原题链接:https://leetcode.com/problems/max-stack/

Design a max stack that supports push, pop, top, peekMax and popMax.

  • push(x) -- Push element x onto stack.
  • pop() -- Remove the element on top of the stack and return it.
  • top() -- Get the element on the top.
  • peekMax() -- Retrieve the maximum element in the stack.
  • popMax() -- Retrieve the maximum element in the stack, and remove it. If you find more than one maximum elements, only remove the top-most one.

Example 1:

MaxStack stack = new MaxStack();
stack.push(5); 
stack.push(1);
stack.push(5);
stack.top(); -> 5
stack.popMax(); -> 5
stack.top(); -> 1
stack.peekMax(); -> 5
stack.pop(); -> 1
stack.top(); -> 5

Note:

  • -1e7 <= x <= 1e7
  • Number of operations won't exceed 10000.
  • The last four operations won't be called when stack is empty.

分析过程

  • 输入:栈操作。
  • 输出:一个最大栈,额外提供peakMaxpopMax方法。
  • 思路:额外使用一个辅助栈,保存当前情况下的最大数。
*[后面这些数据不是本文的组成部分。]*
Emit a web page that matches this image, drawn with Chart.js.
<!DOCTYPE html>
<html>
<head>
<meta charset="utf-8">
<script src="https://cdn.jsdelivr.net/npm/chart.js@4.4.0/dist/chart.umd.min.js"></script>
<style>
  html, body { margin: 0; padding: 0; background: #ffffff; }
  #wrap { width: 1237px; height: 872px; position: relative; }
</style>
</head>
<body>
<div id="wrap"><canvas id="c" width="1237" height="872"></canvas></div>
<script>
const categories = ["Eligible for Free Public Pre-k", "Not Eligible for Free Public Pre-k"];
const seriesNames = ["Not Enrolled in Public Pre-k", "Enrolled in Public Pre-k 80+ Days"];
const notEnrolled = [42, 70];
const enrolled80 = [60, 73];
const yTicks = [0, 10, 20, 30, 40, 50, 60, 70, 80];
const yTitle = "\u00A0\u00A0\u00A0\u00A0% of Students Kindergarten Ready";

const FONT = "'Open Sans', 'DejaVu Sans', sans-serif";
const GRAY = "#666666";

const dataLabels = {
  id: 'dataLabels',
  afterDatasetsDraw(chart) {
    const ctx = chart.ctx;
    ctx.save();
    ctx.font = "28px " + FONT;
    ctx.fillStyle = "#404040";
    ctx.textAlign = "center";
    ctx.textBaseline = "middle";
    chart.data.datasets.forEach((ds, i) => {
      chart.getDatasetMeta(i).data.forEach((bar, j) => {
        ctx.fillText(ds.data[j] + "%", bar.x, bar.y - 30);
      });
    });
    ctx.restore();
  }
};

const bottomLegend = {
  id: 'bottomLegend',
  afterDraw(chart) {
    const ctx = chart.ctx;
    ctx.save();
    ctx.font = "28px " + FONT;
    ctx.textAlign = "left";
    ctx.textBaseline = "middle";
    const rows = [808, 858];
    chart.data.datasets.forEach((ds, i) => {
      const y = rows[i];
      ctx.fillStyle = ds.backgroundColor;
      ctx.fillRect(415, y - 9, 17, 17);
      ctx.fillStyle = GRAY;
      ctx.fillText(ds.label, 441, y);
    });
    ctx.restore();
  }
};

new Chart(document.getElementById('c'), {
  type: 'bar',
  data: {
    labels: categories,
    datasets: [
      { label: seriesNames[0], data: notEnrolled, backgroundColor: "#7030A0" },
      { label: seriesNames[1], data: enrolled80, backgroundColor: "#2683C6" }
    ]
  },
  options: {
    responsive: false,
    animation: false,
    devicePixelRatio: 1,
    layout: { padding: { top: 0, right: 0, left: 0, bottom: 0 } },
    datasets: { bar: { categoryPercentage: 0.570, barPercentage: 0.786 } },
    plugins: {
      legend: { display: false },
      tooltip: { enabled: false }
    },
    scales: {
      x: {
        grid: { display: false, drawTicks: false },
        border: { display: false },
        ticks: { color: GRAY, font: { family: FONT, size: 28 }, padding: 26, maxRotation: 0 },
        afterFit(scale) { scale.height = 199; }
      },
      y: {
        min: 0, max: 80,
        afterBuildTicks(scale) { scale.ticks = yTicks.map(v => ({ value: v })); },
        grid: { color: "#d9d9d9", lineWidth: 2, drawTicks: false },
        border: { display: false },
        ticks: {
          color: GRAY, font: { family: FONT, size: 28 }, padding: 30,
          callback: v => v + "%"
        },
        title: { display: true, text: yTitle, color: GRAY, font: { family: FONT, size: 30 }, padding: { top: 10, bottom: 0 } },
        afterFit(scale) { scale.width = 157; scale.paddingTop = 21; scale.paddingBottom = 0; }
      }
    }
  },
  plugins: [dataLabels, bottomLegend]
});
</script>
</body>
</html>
见注释。

解决方法

class MaxStack {
public:
    /** initialize your data structure here. */
    MaxStack() {
        
    }
    
    void push(int x) {
        _allNumStack.push(x);
        
        // 如果入栈的元素是历史以来最大的(包括等于)
        if (_maxNumStack.empty() || x >= _maxNumStack.top()) {
            // 入最大数栈
            _maxNumStack.push(x);
        }
    }
    
    int pop() {
        int topValue = top();
        _allNumStack.pop();
        
        // 如果取出的数是当前最大的,最大数栈也需要弹出
        if (topValue == _maxNumStack.top()) {
            _maxNumStack.pop();
        }
        
        return topValue;
    }
    
    int top() {
        return _allNumStack.top();
    }
    
    int peekMax() {
        return _maxNumStack.top();
    }
    
    int popMax() {
        int maxValue = _maxNumStack.top();
        _maxNumStack.pop();
        
        // 使用临时栈,在保存所有元素的栈里找到最大数
        stack<int> tmp;
        while (_allNumStack.top() != maxValue) {
            tmp.push(_allNumStack.top());
            _allNumStack.pop();
        }
        // 把这个最大数弹出
        _allNumStack.pop();
        // 再把数据从临时栈恢复回来
        while (!tmp.empty()) {
            push(tmp.top());
            tmp.pop();
        }
        return maxValue;
    }
    
private:
    // 保存所有的元素的栈
    stack<int> _allNumStack;
    // 保存当前最大的数的栈
    stack<int> _maxNumStack;
};

Thanks for reading.

All the best wishes for you! 💕